L’ARGUMENT QUI NE TIENT PAS
Le grand argument des partisans de la vivisection et des « amis des animaux… de laboratoire » est de dire que les animaux nés en laboratoire ou chez un éleveur agréé, et donc élevés pour ça, ne souffrent pas ; ni du manque de liberté ni de la frustration de besoins élémentaires comme le jeu, le contact, l’observation de la nature, et autres distractions. Ceux-ci s’attachent à rassurer ceux qui aiment les animaux en insistant bien que le remplacement des chiens volés par des beagles d’élevage, des singes capturés par des signes d’élevage, etc.

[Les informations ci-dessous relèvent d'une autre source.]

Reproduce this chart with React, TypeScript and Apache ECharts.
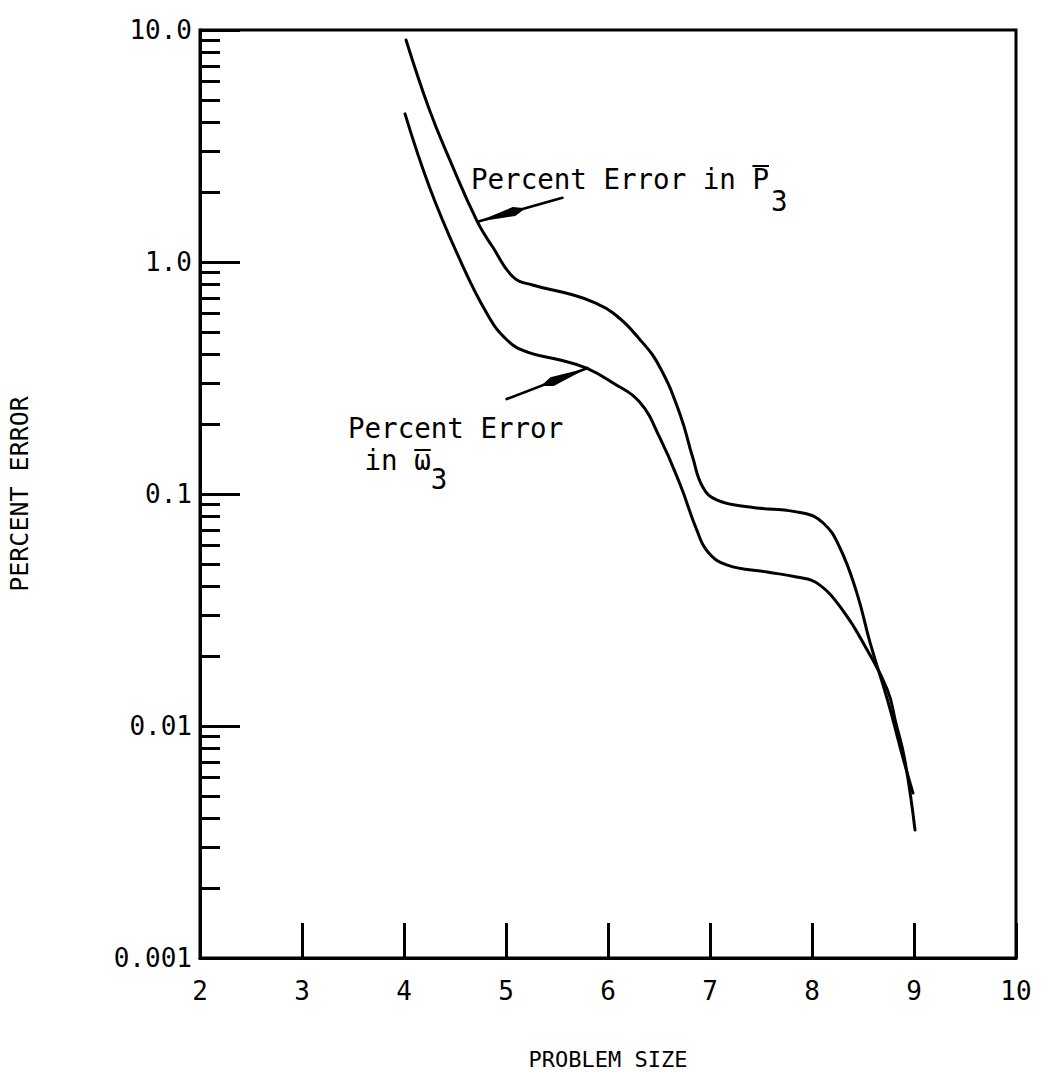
import { useEffect, useRef } from "react";
import * as echarts from "echarts";

// Problem size (x) and percent error (y) along each curve
const p3Size = [4.02, 4.25, 4.45, 4.72, 4.87, 5.07, 5.26, 5.66, 5.85, 6.05, 6.31, 6.51, 6.71, 6.83, 6.93, 7.07, 7.39, 7.91, 8.11, 8.27, 8.44, 8.57, 8.74, 8.89, 8.99];
const p3Error = [9.06, 4.52, 2.75, 1.49, 1.16, 0.862, 0.796, 0.721, 0.673, 0.603, 0.465, 0.351, 0.218, 0.144, 0.107, 0.0941, 0.0879, 0.0828, 0.075, 0.0591, 0.0374, 0.0228, 0.01295, 0.00734, 0.00514];

const w3Size = [4.01, 4.25, 4.52, 4.81, 5.01, 5.21, 5.53, 5.79, 6.05, 6.31, 6.51, 6.71, 6.87, 6.98, 7.17, 7.56, 7.85, 8.05, 8.3, 8.54, 8.74, 8.82, 8.91, 9.01];
const w3Error = [4.35, 2.1, 1.09, 0.603, 0.461, 0.409, 0.378, 0.349, 0.301, 0.249, 0.174, 0.109, 0.07, 0.0562, 0.0494, 0.0461, 0.0439, 0.0413, 0.0316, 0.0213, 0.0143, 0.0104, 0.00713, 0.00356];

// Axis ticks and labels
const xMin = 2;
const xMax = 10;
const yMin = 0.001;
const yMax = 10;
const yDecadeLabels = ["0.001", "0.01", "0.1", "1.0", "10.0"];
const minorDecades = [0.001, 0.01, 0.1, 1];
const minorMantissas = [2, 3, 4, 5, 6, 7, 8, 9];

// Points on the curves that the annotation arrows touch
const p3ArrowTip = [4.72, 1.49];
const w3ArrowTip = [5.8, 0.349];

const mono = '"DejaVu Sans Mono", monospace';

export default function App() {
  const ref = useRef<HTMLDivElement>(null);

  useEffect(() => {
    const chart = echarts.init(ref.current!, undefined, { renderer: "svg" });
    const minorTicks: number[] = [];
    minorDecades.forEach((d) => minorMantissas.forEach((m) => minorTicks.push(+(d * m).toPrecision(3))));

    const lineStyle = { color: "#000", width: 3, cap: "round" as const, join: "round" as const };

    chart.setOption({
      animation: false,
      backgroundColor: "#fff",
      grid: {
        left: 200,
        top: 30,
        width: 816,
        height: 928,
        show: true,
        borderColor: "#000",
        borderWidth: 3,
        backgroundColor: "transparent",
        outerBoundsMode: "none",
      },
      xAxis: {
        type: "value",
        min: xMin,
        max: xMax,
        interval: 1,
        name: "PROBLEM SIZE",
        nameLocation: "middle",
        nameGap: 90,
        nameTextStyle: { fontFamily: mono, fontSize: 22, color: "#000" },
        axisLine: { show: true, lineStyle: { color: "#000", width: 3 } },
        axisTick: { show: true, inside: true, length: 35, lineStyle: { color: "#000", width: 3 } },
        axisLabel: {
          margin: 20,
          fontFamily: mono,
          fontSize: 26,
          color: "#000",
          showMinLabel: true,
          showMaxLabel: true,
          formatter: (v: number) => String(v),
        },
        splitLine: { show: false },
      },
      yAxis: [
        {
          type: "log",
          logBase: 10,
          min: yMin,
          max: yMax,
          position: "left",
          name: "PERCENT ERROR",
          nameLocation: "middle",
          nameRotate: 90,
          nameGap: 168,
          nameTextStyle: { fontFamily: mono, fontSize: 25, color: "#000" },
          axisLine: { show: true, lineStyle: { color: "#000", width: 3 } },
          axisTick: { show: true, inside: true, length: 40, lineStyle: { color: "#000", width: 3 } },
          axisLabel: {
            margin: 8,
            fontFamily: mono,
            fontSize: 26,
            color: "#000",
            showMinLabel: true,
            showMaxLabel: true,
            formatter: (v: number) => yDecadeLabels[Math.round(Math.log10(v)) + 3] ?? "",
          },
          splitLine: { show: false },
        },
        {
          type: "log",
          logBase: 10,
          min: yMin,
          max: yMax,
          position: "left",
          axisLine: { show: false },
          axisTick: {
            show: true,
            inside: true,
            length: 20,
            customValues: minorTicks,
            lineStyle: { color: "#000", width: 3 },
          },
          axisLabel: { show: false },
          splitLine: { show: false },
        },
      ],
      series: [
        {
          name: "Percent Error in P3",
          type: "line",
          smooth: 0.45,
          showSymbol: false,
          yAxisIndex: 0,
          lineStyle,
          data: p3Size.map((x, i) => [x, p3Error[i]]),
        },
        {
          name: "Percent Error in w3",
          type: "line",
          smooth: 0.45,
          showSymbol: false,
          yAxisIndex: 0,
          lineStyle,
          data: w3Size.map((x, i) => [x, w3Error[i]]),
        },
      ],
    });

    // Annotation arrows: a thin shaft with a long, narrow filled head at the tip
    const arrow = (tip: number[], dx: number, dy: number) => {
      const len = Math.hypot(dx, dy);
      const ux = dx / len;
      const uy = dy / len;
      const nx = -uy;
      const ny = ux;
      const headLen = 38;
      const headW = 4.6;
      const bx = tip[0] + ux * headLen;
      const by = tip[1] + uy * headLen;
      return [
        {
          type: "line",
          shape: { x1: tip[0], y1: tip[1], x2: tip[0] + dx, y2: tip[1] + dy },
          style: { stroke: "#000", lineWidth: 2.6, lineCap: "round" },
        },
        {
          type: "polygon",
          shape: {
            points: [
              [tip[0], tip[1]],
              [bx + nx * headW, by + ny * headW],
              [tip[0] + ux * (headLen + 12), tip[1] + uy * (headLen + 12)],
              [bx - nx * headW, by - ny * headW],
            ],
          },
          style: { fill: "#000" },
        },
      ];
    };

    const t1 = chart.convertToPixel({ seriesIndex: 0 }, p3ArrowTip) as number[];
    const t2 = chart.convertToPixel({ seriesIndex: 1 }, w3ArrowTip) as number[];

    const fs = 27.5;
    const cw = fs * 0.602;
    const label = (text: string, x: number, baseline: number) => ({
      type: "text",
      x,
      y: baseline - 9,
      style: { text, font: `${fs}px ${mono}`, fill: "#000", verticalAlign: "middle", align: "left" },
    });
    const bar = (x1: number, x2: number, y: number) => ({
      type: "line",
      shape: { x1, y1: y, x2, y2: y },
      style: { stroke: "#000", lineWidth: 2 },
    });

    const ax = 471;
    const bx0 = 348;

    chart.setOption({
      graphic: [
        ...arrow(t1, 85, -24),
        ...arrow(t2, -81, 31),
        label("Percent Error in P", ax, 188),
        bar(ax + 17 * cw, ax + 18 * cw, 166),
        label("3", ax + 18 * cw + 2, 210),
        label("Percent Error", bx0, 437),
        label("in \u03c9", bx0 + cw, 469),
        bar(bx0 + 4 * cw, bx0 + 5 * cw, 450),
        label("3", bx0 + 5 * cw, 488),
      ],
    });

    return () => chart.dispose();
  }, []);

  return (
    <div
      ref={ref}
      style={{ position: "absolute", left: 0, top: 0, width: 1042, height: 1072, background: "#fff" }}
    />
  );
}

Si vous avez l’occasion d’aller au Refuge de l’Arche (route de Ménil, 53200 Château-Gontier), arrêtez-vous un instant et observez nos petits protégés. Leur comportement depuis qu’ils sont libres prouve très clairement que leur naissance en captivité n’a en rien effacé leur instinct et leurs besoins ; ils s’épouillent, ont leur territoire, leur groupe, grimpent aux arbres (les muscles reprennent de la force), s’allongent au soleil, suivent avec des yeux très intéressés un oiseau, un insecte ; toutes ces choses que font des singes capturés dans la nature. D’où qu’ils viennent, quel que soit leur vécu, les animaux sont des êtres sensibles qu’aucune cage de laboratoire ne peut satisfaire. Et tous les beaux discours s’effacent devant Bella en train d’épouiller Brunie qu’elle ne quitte plus, et devant Martin sur une branche en train de déguster lentement l’abricot qu’il a choisi avec soin.
LES CHANCEUX …..
Pour la première fois de leur existence, ils ont vu des feuilles vertes, entendu des chants d’oiseaux. Pour la première fois de leur existence, ils ont grimpé à un arbre et marché sur la terre. Maladroitement au début, car les muscles ne sont pas au point après tant d’années de cage. Tout d’abord lâchés dans la maison chauffée, ils essayaient de s’agripper aux parois lisses et peu familières des murs, cherchant en vain le grillage. Ils n’avaient pas la force de monter sur le rebord de la fenêtre pourtant très basse, qui donnait accès au dehors. Mais leurs comportements se sont améliorés à une vitesse remarquable, au grand étonnement de beaucoup qui croyaient qu’ils seraient marqués à jamais et ne pourraient trouver les ressources intérieures suffisantes pour former un vrai groupe et vivre ensemble de façon harmonieuse. Quelle a été notre joie de les voir s’épouiller fraternellement, allongés au soleil ! Certes, c’est encore de la captivité que nous leurs avons offert, mais les remettre dans la nature était rigoureusement inenvisageable car ils n’auraient pu y survivre. Et quand on sort d’une animalerie, c’est à dire d’une cage d’environ un mètre cube, retrouver au moins mille mètres cubes d’espace, même grillagé, ça change la vision du monde, ça change la vie.
ET LES AUTRES
C’est ce que nous avons pu faire avec le Refuge de l’Arche, mais la fin heureuse de cette histoire ne doit pas vous faire croire que tout est bien qui finit bien. Il y a tous les misérables qui restent dans leur cage, petite ou grande car nous sommes de ceux qui pensent que les grandes cages ne répareront pas les injustices fondamentales. Il y a tous ceux qui sortent de leur cage pour la dernière fois, direction la salle d’opération ou d’expérimentation. Il y a tous ceux qui se retrouvent dans le congélateur en attendant le four crématoire ou l’équarrissage, ayant donné leur vie pour une « science douteuse » qui n’en demande pas tant. Pour 36 qui ont eu la chance d’avoir Æqualis et le Refuge de l’Arche sur leur chemin plutôt que l’INRA, combien qui ne sortiront jamais ? Combien qu’on élève ou déporte pour remplacer les précédents ? Combien d’animaleries qui s’agrandissent ou se créent pour une qui ferme, cas particulier qu’il ne faut surtout pas généraliser.
Quelle que soit notre joie d’avoir réussi pour ceux-là, nous ne pouvons pas oublier tous les autres. Et nous avons tant besoin de votre énergie et de votre soutien pour continuer la lutte et la gagner.